The European Union Invitro Diagnostic Regulation (EU IVDR) 2017/746 was released in May 2017, with a 5-year transition period to May 2022, for implementation. 

Like the EU MDR, this regulation was introduced to resolve and address a number of weaknesses in the Invitro Diagnostics Directive (IVDD) 98/79/EC which was established in 1998.  The EU IVDR 2017/746 is also a legally binding regulation across the EU member states. A fundamental revision of the Invitro Diagnostic Directive was made in order to establish a robust, transparent, predictable and sustainable regulatory framework that would ensure a high level of safety and health whilst supporting innovation. This Regulation sets high standards of quality and safety for in vitro diagnostic medical devices by ensuring, among other things, that data generated in performance studies are reliable and robust and that the safety of subjects participating in performance studies is protected. The EU IVDR consists of 157 pages.
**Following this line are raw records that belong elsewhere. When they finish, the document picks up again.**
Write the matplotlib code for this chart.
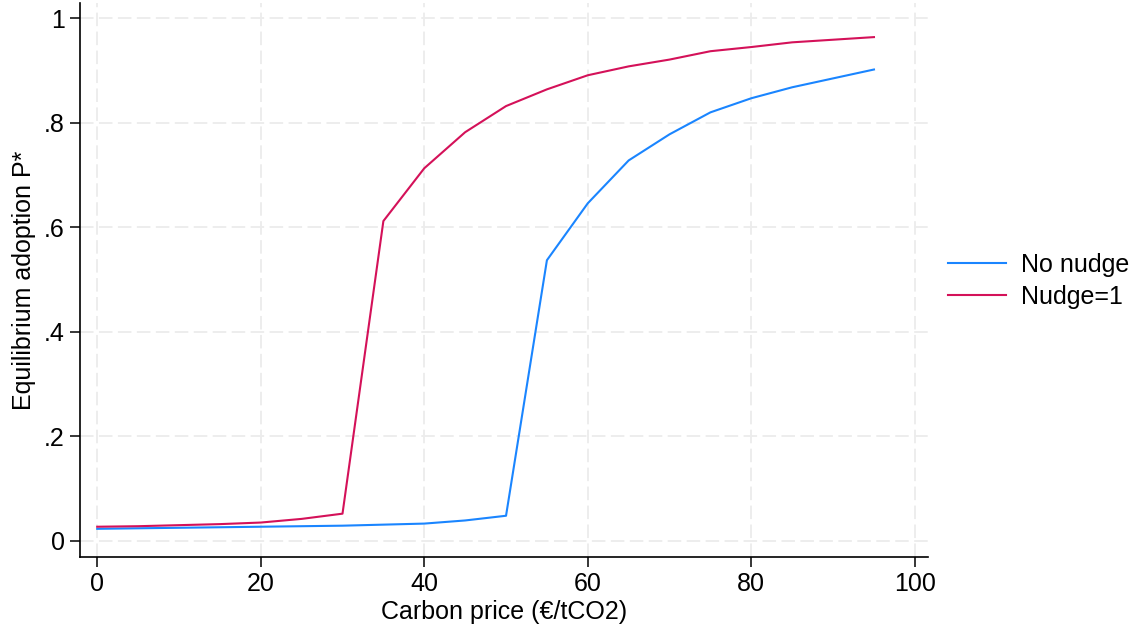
import matplotlib.pyplot as plt
from matplotlib.ticker import FixedLocator

plt.rcParams['font.family'] = ['Liberation Sans', 'DejaVu Sans']

price = [0, 5, 10, 15, 20, 25, 30, 35, 40, 45, 50, 55, 60, 65, 70, 75, 80, 85, 90, 95]
no_nudge = [0.023, 0.024, 0.025, 0.026, 0.027, 0.028, 0.029, 0.031, 0.033, 0.039, 0.048,
            0.537, 0.646, 0.728, 0.778, 0.820, 0.847, 0.868, 0.885, 0.902]
nudge1 = [0.027, 0.028, 0.030, 0.032, 0.035, 0.042, 0.052, 0.612, 0.713, 0.782, 0.832,
          0.864, 0.891, 0.908, 0.921, 0.937, 0.945, 0.954, 0.959, 0.964]

x_ticks = [0, 20, 40, 60, 80, 100]
y_ticks = [0, 0.2, 0.4, 0.6, 0.8, 1.0]
y_tick_labels = ['0', '.2', '.4', '.6', '.8', '1']

fig = plt.figure(figsize=(11.29, 6.28), dpi=100)
ax = fig.add_axes([0.0709, 0.113, 0.751, 0.882])

ax.plot(price, no_nudge, color='#1a85ff', lw=1.5, label='No nudge')
ax.plot(price, nudge1, color='#d41159', lw=1.5, label='Nudge=1')

ax.set_xlim(-2.1, 101.6)
ax.set_ylim(-0.031, 1.029)
ax.xaxis.set_major_locator(FixedLocator(x_ticks))
ax.set_yticks(y_ticks)
ax.set_yticklabels(y_tick_labels)

ax.grid(True, color='#ececec', linestyle=(0, (7.5, 3)), lw=1.3)
ax.set_axisbelow(True)
for side in ['top', 'right']:
    ax.spines[side].set_visible(False)
for side in ['left', 'bottom']:
    ax.spines[side].set_linewidth(1.2)
ax.tick_params(axis='both', direction='out', length=7, width=1.1, labelsize=18, pad=4)

ax.set_xlabel('Carbon price (€/tCO2)', fontsize=18, labelpad=3)
ax.set_ylabel('Equilibrium adoption P*', fontsize=18, labelpad=6)

ax.legend(loc='center left', bbox_to_anchor=(1.012, 0.498), frameon=False,
          fontsize=18, handlelength=2.3, handletextpad=0.6, labelspacing=0.32,
          borderaxespad=0)

fig.savefig('out.png', dpi=100)
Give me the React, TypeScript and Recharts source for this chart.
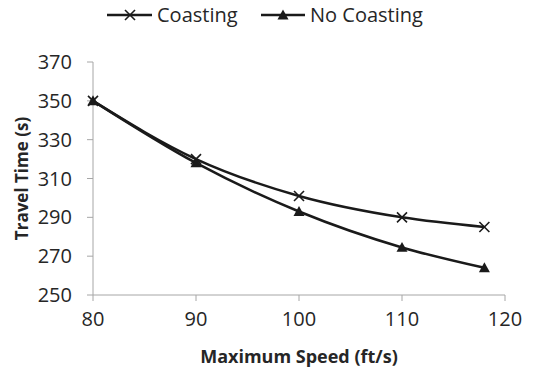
import React from 'react';
import { LineChart, Line, XAxis, YAxis } from 'recharts';

const speeds = [80, 90, 100, 110, 118];
const coasting = [350, 320, 301, 290, 285];
const noCoasting = [350, 318, 293, 274.5, 264];
const xTicks = [80, 90, 100, 110, 120];
const yTicks = [250, 270, 290, 310, 330, 350, 370];

const data = speeds.map((s, i) => ({ speed: s, coasting: coasting[i], noCoasting: noCoasting[i] }));

const FONT = '"Open Sans", sans-serif';
const INK = '#1a1a1a';
const AXIS = '#a6a6a6';

const CrossDot = (props: any) => {
  const { cx, cy } = props;
  if (cx == null || cy == null) return null;
  const r = 5;
  return (
    <g>
      <line x1={cx - r} y1={cy - r} x2={cx + r} y2={cy + r} stroke={INK} strokeWidth={1.6} />
      <line x1={cx - r} y1={cy + r} x2={cx + r} y2={cy - r} stroke={INK} strokeWidth={1.6} />
    </g>
  );
};

const TriDot = (props: any) => {
  const { cx, cy } = props;
  if (cx == null || cy == null) return null;
  const r = 5.5;
  return <polygon points={`${cx},${cy - r} ${cx + r},${cy + r * 0.8} ${cx - r},${cy + r * 0.8}`} fill={INK} />;
};

const YTick = (props: any) => {
  const { x, y, payload } = props;
  return (
    <text x={72} y={y} dy="0.35em" textAnchor="end" fontSize={20} fill="#262626" fontFamily={FONT}>
      {payload.value}
    </text>
  );
};

export default function App() {
  return (
    <div style={{ position: 'absolute', left: 0, top: 0, width: 541, height: 375, background: '#fff', fontFamily: FONT }}>
      <div style={{ position: 'absolute', top: 0, left: 0, width: 541, height: 32 }}>
        <svg width={541} height={32} style={{ position: 'absolute', left: 0, top: 0 }}>
          <line x1={107} y1={15} x2={152} y2={15} stroke={INK} strokeWidth={2.5} />
          <CrossDot cx={130} cy={15} />
          <text x={157} y={22} fontSize={20} fill="#262626" fontFamily={FONT}>Coasting</text>
          <line x1={261} y1={15} x2={305} y2={15} stroke={INK} strokeWidth={2.5} />
          <TriDot cx={283} cy={15} />
          <text x={310} y={22} fontSize={20} fill="#262626" fontFamily={FONT}>No Coasting</text>
        </svg>
      </div>
      <LineChart
        width={541}
        height={375}
        data={data}
        margin={{ top: 62, right: 36, bottom: 0, left: 0 }}
        style={{ position: 'absolute', left: 0, top: 0 }}
      >
        <XAxis
          dataKey="speed"
          type="number"
          domain={[80, 120]}
          ticks={xTicks}
          height={80}
          stroke={AXIS}
          tickSize={6}
          tick={{ fill: '#262626', fontSize: 20, fontFamily: FONT }}
          tickMargin={11}
          label={{ value: 'Maximum Speed (ft/s)', position: 'insideBottom', offset: 12, fill: '#262626', fontSize: 18, fontWeight: 'bold', fontFamily: FONT }}
        />
        <YAxis
          type="number"
          domain={[250, 370]}
          ticks={yTicks}
          width={93}
          stroke={AXIS}
          tickSize={6}
          tick={<YTick />}
          label={{ value: 'Travel Time (s)', angle: -90, position: 'insideLeft', offset: 22, style: { textAnchor: 'middle' }, fill: '#262626', fontSize: 17, fontWeight: 'bold', fontFamily: FONT }}
        />
        <Line type="monotone" dataKey="coasting" stroke={INK} strokeWidth={2.5} dot={<CrossDot />} activeDot={false} isAnimationActive={false} />
        <Line type="monotone" dataKey="noCoasting" stroke={INK} strokeWidth={2.5} dot={<TriDot />} activeDot={false} isAnimationActive={false} />
      </LineChart>
    </div>
  );
}
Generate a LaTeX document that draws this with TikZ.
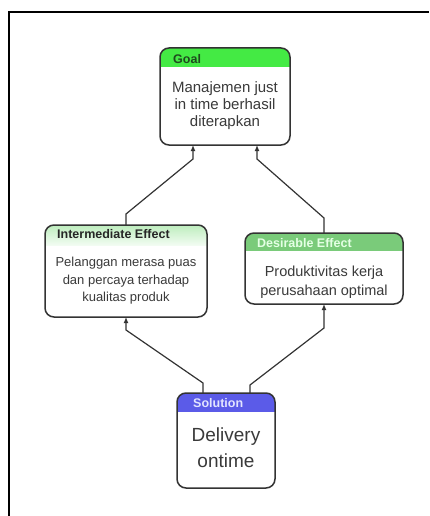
\documentclass[tikz,border=0pt]{standalone}
\usepackage{fontspec}
\setmainfont{Liberation Sans}
\usetikzlibrary{arrows.meta}

\definecolor{edgegray}{HTML}{333333}
\definecolor{bodygray}{HTML}{3A3A3A}
\definecolor{goalgreen}{HTML}{44EA44}
\definecolor{goalink}{HTML}{1E4A1E}
\definecolor{midtop}{HTML}{BDEDBD}
\definecolor{midbottom}{HTML}{F2FCF2}
\definecolor{desgreen}{HTML}{7ACB7A}
\definecolor{desink}{HTML}{E4FFE4}
\definecolor{solblue}{HTML}{5B5BE8}
\definecolor{solink}{HTML}{E2E4FF}

\tikzset{
  card/.style={draw=edgegray, line width=1.5pt, rounded corners=9pt,
    rectangle, inner sep=0pt, outer sep=0pt},
  cardfill/.style={fill=white, rounded corners=9pt},
  headtext/.style={anchor=west, inner sep=0pt, font=\bfseries\fontsize{12.5}{14}\selectfont},
  bodytext/.style={align=center, inner sep=0pt, text=bodygray},
  conn/.style={draw=edgegray, line width=1.2pt, -{Latex[length=6pt,width=5pt]}},
}

\begin{document}
\begin{tikzpicture}[x=1pt, y=-1pt]
\useasboundingbox (0,0) rectangle (429,516);

% outer frame
\draw[black, line width=1.4pt] (9,516) -- (9,12) -- (429,12);

% box outlines (named shapes)
\path
  node[minimum width=130pt, minimum height=97pt, inner sep=0pt, outer sep=0pt] (goal)  at (225,96.5)  {}
  node[minimum width=162pt, minimum height=92pt, inner sep=0pt, outer sep=0pt] (inter) at (126,271)   {}
  node[minimum width=158pt, minimum height=71pt, inner sep=0pt, outer sep=0pt] (desir) at (324,268.5) {}
  node[minimum width=98pt,  minimum height=95pt, inner sep=0pt, outer sep=0pt] (sol)   at (226,440.5) {};

% white bodies and coloured headers
\foreach \b/\h/\col in {goal/19/goalgreen, desir/18/desgreen, sol/19/solblue}{
  \fill[cardfill] (\b.south west) rectangle (\b.north east);
  \begin{scope}
    \clip[rounded corners=9pt] (\b.south west) rectangle (\b.north east);
    \fill[\col] (\b.north west) rectangle ([yshift=-\h pt]\b.north east);
  \end{scope}
}
\fill[cardfill] (inter.south west) rectangle (inter.north east);
\begin{scope}
  \clip[rounded corners=9pt] (inter.south west) rectangle (inter.north east);
  \shade[top color=midtop, bottom color=midbottom]
    (inter.north west) rectangle ([yshift=-20pt]inter.north east);
\end{scope}

% borders
\foreach \b in {goal, inter, desir, sol}{
  \draw[card] (\b.south west) rectangle (\b.north east);
}

% header labels
\node[headtext, text=goalink] (goalhead) at (173,59) {Goal};
\node[headtext, text=black!85] (interhead) at (57,234.5) {Intermediate Effect};
\node[headtext, text=desink] (desirhead) at (257,243) {Desirable Effect};
\node[headtext, text=solink] (solhead) at (193,403) {Solution};

% body texts
\node[bodytext, font=\fontsize{15}{17}\selectfont] (goalbody) at (225,106)
  {Manajemen just\\in time berhasil\\diterapkan};
\node[bodytext, font=\fontsize{13}{17.5}\selectfont] (interbody) at (126,281)
  {Pelanggan merasa puas\\dan percaya terhadap\\kualitas produk};
\node[bodytext, font=\fontsize{14.5}{19}\selectfont] (desirbody) at (324,282.5)
  {Produktivitas kerja\\perusahaan optimal};
\node[bodytext, font=\fontsize{19}{26}\selectfont] (solbody) at (226,448)
  {Delivery\\ontime};

% connectors
\draw[conn] (inter.north) -- (126,214) -- (193,159) -- ([xshift=-32pt]goal.south);
\draw[conn] (desir.north) -- (324,218) -- (257,159) -- ([xshift=32pt]goal.south);
\draw[conn] ([xshift=-23pt]sol.north) -- (203,383) -- (126,330) -- (inter.south);
\draw[conn] ([xshift=24pt]sol.north) -- (250,385) -- (324,328) -- (desir.south);
\end{tikzpicture}
\end{document}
The pages are numbered from page 176 as a continuation of pagination from the EU MDR whose last page number was 175. Pages 176 to 187 is the introduction with 101 recitals, pages 187 to 258 contain 10 Chapters with 113 Articles and pages 259 to 332 contain 15 Annexes. The recitals are explanatory text without any legal implications. The Articles and Annexes are requirements for compliance and conformity with the Annexes providing detailed requirements.  

CE Marking for EU MDR and EU IVDR

Products shipped must bear the CE marking to demonstrate compliance with the EU MDR and EU IVDR Regulations. The device must be shipped with a Declaration of Conformity.